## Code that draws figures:
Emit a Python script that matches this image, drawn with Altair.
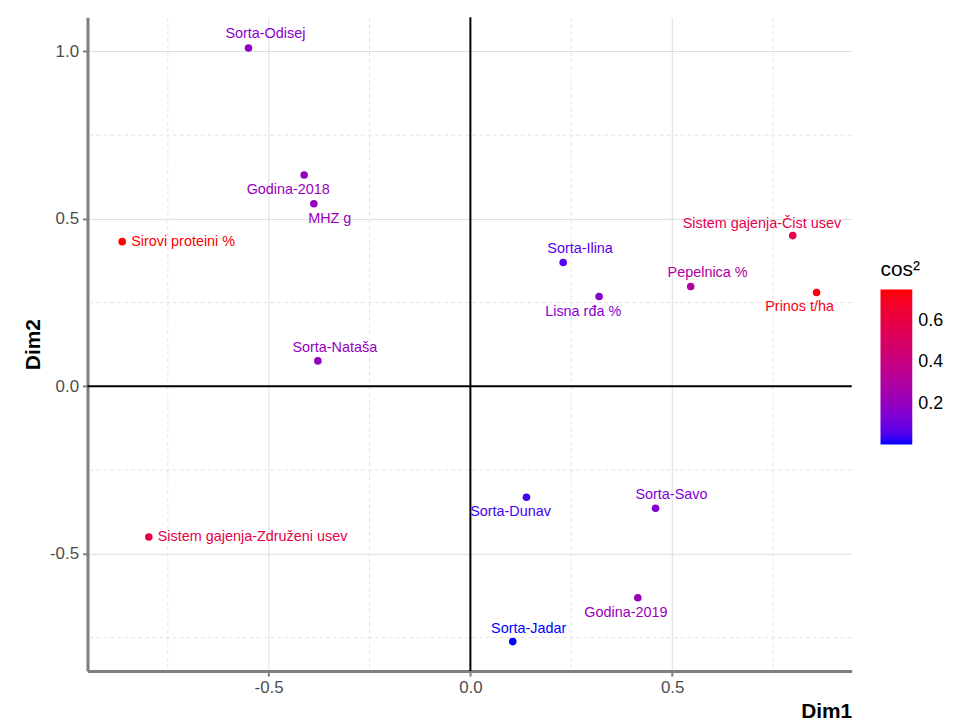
import altair as alt
import pandas as pd

# ---- data ----
names = [
    "Sorta-Odisej", "Godina-2018", "MHZ g", "Sirovi proteini %", "Sorta-Nataša",
    "Sistem gajenja-Združeni usev", "Sorta-Ilina", "Lisna rđa %", "Pepelnica %",
    "Sistem gajenja-Čist usev", "Prinos t/ha", "Sorta-Dunav", "Sorta-Savo",
    "Godina-2019", "Sorta-Jadar",
]
dim1 = [-0.550, -0.412, -0.388, -0.863, -0.378, -0.797, 0.230, 0.319, 0.546,
        0.799, 0.858, 0.139, 0.459, 0.415, 0.105]
dim2 = [1.010, 0.631, 0.545, 0.432, 0.076, -0.450, 0.370, 0.268, 0.298,
        0.450, 0.280, -0.331, -0.364, -0.631, -0.762]
cos2 = [0.17, 0.21, 0.21, 0.75, 0.20, 0.58, 0.06, 0.16, 0.30,
        0.57, 0.73, 0.04, 0.14, 0.22, 0.005]

x_major = [-0.5, 0.0, 0.5]
x_minor = [-0.75, -0.25, 0.25, 0.75]
y_major = [-0.5, 0.0, 0.5, 1.0]
y_minor = [-0.75, -0.25, 0.25, 0.75]
legend_ticks = [0.2, 0.4, 0.6]

df = pd.DataFrame({"name": names, "Dim1": dim1, "Dim2": dim2, "cos2": cos2})

# ---- styling (label nudges in px: dx, dy, align) ----
nudge = {
    "Sorta-Odisej": (17, -14, "center"),
    "Godina-2018": (-16, 15, "center"),
    "MHZ g": (16, 15, "center"),
    "Sirovi proteini %": (9, 0, "left"),
    "Sorta-Nataša": (17, -13, "center"),
    "Sistem gajenja-Združeni usev": (9, 0, "left"),
    "Sorta-Ilina": (17, -13, "center"),
    "Lisna rđa %": (-16, 16, "center"),
    "Pepelnica %": (17, -14, "center"),
    "Sistem gajenja-Čist usev": (-31, -12, "center"),
    "Prinos t/ha": (-17, 15, "center"),
    "Sorta-Dunav": (-16, 15, "center"),
    "Sorta-Savo": (16, -13, "center"),
    "Godina-2019": (-12, 15, "center"),
    "Sorta-Jadar": (16, -13, "center"),
}

FONT = "Liberation Sans"
xdom = [-0.949, 0.945]
ydom = [-0.850, 1.102]

xscale = alt.Scale(domain=xdom, nice=False, zero=False)
yscale = alt.Scale(domain=ydom, nice=False, zero=False)
cscale = alt.Scale(domain=[min(cos2), max(cos2)], range=["#0000FF", "#FF0000"],
                   interpolate="lab")

minor_x = alt.Chart(pd.DataFrame({"v": x_minor})).mark_rule(
    color="#E3E3E3", strokeWidth=1, strokeDash=[4, 3]
).encode(x=alt.X("v:Q", scale=xscale))
minor_y = alt.Chart(pd.DataFrame({"v": y_minor})).mark_rule(
    color="#E3E3E3", strokeWidth=1, strokeDash=[4, 3]
).encode(y=alt.Y("v:Q", scale=yscale))

zero_x = alt.Chart(pd.DataFrame({"v": [0.0]})).mark_rule(
    color="black", strokeWidth=2
).encode(x=alt.X("v:Q", scale=xscale))
zero_y = alt.Chart(pd.DataFrame({"v": [0.0]})).mark_rule(
    color="black", strokeWidth=2
).encode(y=alt.Y("v:Q", scale=yscale))

base = alt.Chart(df)

axis_style = dict(
    grid=True, gridColor="#DEDEDE", gridWidth=1,
    domainColor="#7F7F7F", domainWidth=3,
    tickColor="#7F7F7F", tickWidth=2, tickSize=5,
    labelColor="#4D4D4D", labelFontSize=17, labelFont=FONT, labelPadding=4,
    labelExpr="replace(format(datum.value, '.1f'), '\u2212', '-')",
    titleFontSize=21, titleFontWeight="bold",
    titleColor="black", titleFont=FONT,
)

points = base.mark_circle(size=58, opacity=1).encode(
    x=alt.X("Dim1:Q", scale=xscale,
            axis=alt.Axis(values=x_major, title="Dim1", titleAnchor="end",
                          titlePadding=5, **axis_style)),
    y=alt.Y("Dim2:Q", scale=yscale,
            axis=alt.Axis(values=y_major, title="Dim2", titlePadding=6,
                          **axis_style)),
    color=alt.Color("cos2:Q", scale=cscale, title="cos²",
                    legend=alt.Legend(values=legend_ticks, format=".1f",
                                      orient="none", legendX=798, legendY=243,
                                      direction="vertical",
                                      gradientLength=156, gradientThickness=32,
                                      gradientStrokeWidth=0,
                                      titleFontSize=21, titleFontWeight="normal",
                                      titleFont=FONT, titleColor="black",
                                      titlePadding=10,
                                      labelFontSize=18, labelFont=FONT,
                                      labelColor="black", labelOffset=6)),
)

label_layers = []
for n in names:
    dx, dy, al = nudge[n]
    label_layers.append(
        base.transform_filter(alt.datum.name == n).mark_text(
            dx=dx, dy=dy, align=al, baseline="middle", fontSize=14.5, font=FONT
        ).encode(
            x=alt.X("Dim1:Q", scale=xscale),
            y=alt.Y("Dim2:Q", scale=yscale),
            text="name:N",
            color=alt.Color("cos2:Q", scale=cscale, legend=None),
        )
    )

chart = alt.layer(minor_x, minor_y, zero_x, zero_y, points, *label_layers).properties(
    width=769, height=658,
    background="white",
    autosize=alt.AutoSizeParams(type="none"),
    padding={"left": 80, "top": 7, "right": 105, "bottom": 54},
).configure_view(stroke=None)

chart.save("out.html", embed_options={"renderer": "svg", "actions": False})
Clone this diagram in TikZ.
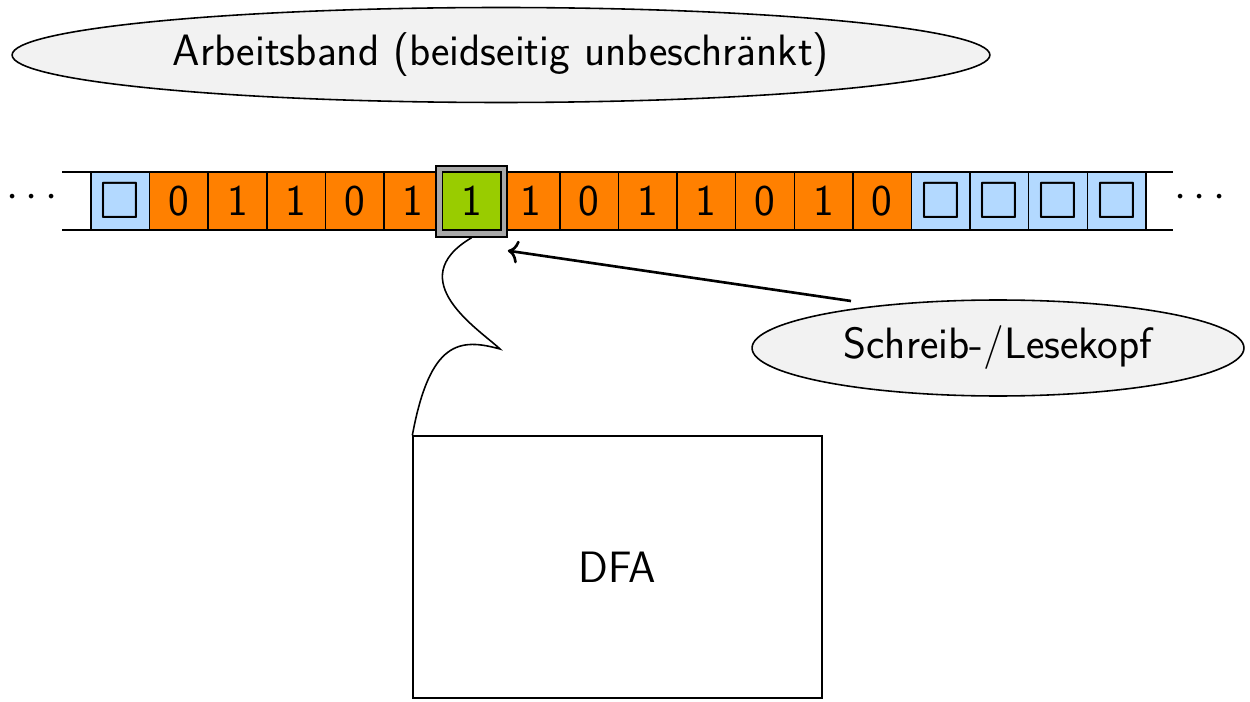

## JOB:
Without the pictures, return the entries exactly as they appear.

## TASK SOLUTION:
Emit a Python script that matches this image, drawn with Altair.
import altair as alt
import pandas as pd

# ---- data ----
names = [
    "Sorta-Odisej", "Godina-2018", "MHZ g", "Sirovi proteini %", "Sorta-Nataša",
    "Sistem gajenja-Združeni usev", "Sorta-Ilina", "Lisna rđa %", "Pepelnica %",
    "Sistem gajenja-Čist usev", "Prinos t/ha", "Sorta-Dunav", "Sorta-Savo",
    "Godina-2019", "Sorta-Jadar",
]
dim1 = [-0.550, -0.412, -0.388, -0.863, -0.378, -0.797, 0.230, 0.319, 0.546,
        0.799, 0.858, 0.139, 0.459, 0.415, 0.105]
dim2 = [1.010, 0.631, 0.545, 0.432, 0.076, -0.450, 0.370, 0.268, 0.298,
        0.450, 0.280, -0.331, -0.364, -0.631, -0.762]
cos2 = [0.17, 0.21, 0.21, 0.75, 0.20, 0.58, 0.06, 0.16, 0.30,
        0.57, 0.73, 0.04, 0.14, 0.22, 0.005]

x_major = [-0.5, 0.0, 0.5]
x_minor = [-0.75, -0.25, 0.25, 0.75]
y_major = [-0.5, 0.0, 0.5, 1.0]
y_minor = [-0.75, -0.25, 0.25, 0.75]
legend_ticks = [0.2, 0.4, 0.6]

df = pd.DataFrame({"name": names, "Dim1": dim1, "Dim2": dim2, "cos2": cos2})

# ---- styling (label nudges in px: dx, dy, align) ----
nudge = {
    "Sorta-Odisej": (17, -14, "center"),
    "Godina-2018": (-16, 15, "center"),
    "MHZ g": (16, 15, "center"),
    "Sirovi proteini %": (9, 0, "left"),
    "Sorta-Nataša": (17, -13, "center"),
    "Sistem gajenja-Združeni usev": (9, 0, "left"),
    "Sorta-Ilina": (17, -13, "center"),
    "Lisna rđa %": (-16, 16, "center"),
    "Pepelnica %": (17, -14, "center"),
    "Sistem gajenja-Čist usev": (-31, -12, "center"),
    "Prinos t/ha": (-17, 15, "center"),
    "Sorta-Dunav": (-16, 15, "center"),
    "Sorta-Savo": (16, -13, "center"),
    "Godina-2019": (-12, 15, "center"),
    "Sorta-Jadar": (16, -13, "center"),
}

FONT = "Liberation Sans"
xdom = [-0.949, 0.945]
ydom = [-0.850, 1.102]

xscale = alt.Scale(domain=xdom, nice=False, zero=False)
yscale = alt.Scale(domain=ydom, nice=False, zero=False)
cscale = alt.Scale(domain=[min(cos2), max(cos2)], range=["#0000FF", "#FF0000"],
                   interpolate="lab")

minor_x = alt.Chart(pd.DataFrame({"v": x_minor})).mark_rule(
    color="#E3E3E3", strokeWidth=1, strokeDash=[4, 3]
).encode(x=alt.X("v:Q", scale=xscale))
minor_y = alt.Chart(pd.DataFrame({"v": y_minor})).mark_rule(
    color="#E3E3E3", strokeWidth=1, strokeDash=[4, 3]
).encode(y=alt.Y("v:Q", scale=yscale))

zero_x = alt.Chart(pd.DataFrame({"v": [0.0]})).mark_rule(
    color="black", strokeWidth=2
).encode(x=alt.X("v:Q", scale=xscale))
zero_y = alt.Chart(pd.DataFrame({"v": [0.0]})).mark_rule(
    color="black", strokeWidth=2
).encode(y=alt.Y("v:Q", scale=yscale))

base = alt.Chart(df)

axis_style = dict(
    grid=True, gridColor="#DEDEDE", gridWidth=1,
    domainColor="#7F7F7F", domainWidth=3,
    tickColor="#7F7F7F", tickWidth=2, tickSize=5,
    labelColor="#4D4D4D", labelFontSize=17, labelFont=FONT, labelPadding=4,
    labelExpr="replace(format(datum.value, '.1f'), '\u2212', '-')",
    titleFontSize=21, titleFontWeight="bold",
    titleColor="black", titleFont=FONT,
)

points = base.mark_circle(size=58, opacity=1).encode(
    x=alt.X("Dim1:Q", scale=xscale,
            axis=alt.Axis(values=x_major, title="Dim1", titleAnchor="end",
                          titlePadding=5, **axis_style)),
    y=alt.Y("Dim2:Q", scale=yscale,
            axis=alt.Axis(values=y_major, title="Dim2", titlePadding=6,
                          **axis_style)),
    color=alt.Color("cos2:Q", scale=cscale, title="cos²",
                    legend=alt.Legend(values=legend_ticks, format=".1f",
                                      orient="none", legendX=798, legendY=243,
                                      direction="vertical",
                                      gradientLength=156, gradientThickness=32,
                                      gradientStrokeWidth=0,
                                      titleFontSize=21, titleFontWeight="normal",
                                      titleFont=FONT, titleColor="black",
                                      titlePadding=10,
                                      labelFontSize=18, labelFont=FONT,
                                      labelColor="black", labelOffset=6)),
)

label_layers = []
for n in names:
    dx, dy, al = nudge[n]
    label_layers.append(
        base.transform_filter(alt.datum.name == n).mark_text(
            dx=dx, dy=dy, align=al, baseline="middle", fontSize=14.5, font=FONT
        ).encode(
            x=alt.X("Dim1:Q", scale=xscale),
            y=alt.Y("Dim2:Q", scale=yscale),
            text="name:N",
            color=alt.Color("cos2:Q", scale=cscale, legend=None),
        )
    )

chart = alt.layer(minor_x, minor_y, zero_x, zero_y, points, *label_layers).properties(
    width=769, height=658,
    background="white",
    autosize=alt.AutoSizeParams(type="none"),
    padding={"left": 80, "top": 7, "right": 105, "bottom": 54},
).configure_view(stroke=None)

chart.save("out.html", embed_options={"renderer": "svg", "actions": False})
Clone this diagram in TikZ.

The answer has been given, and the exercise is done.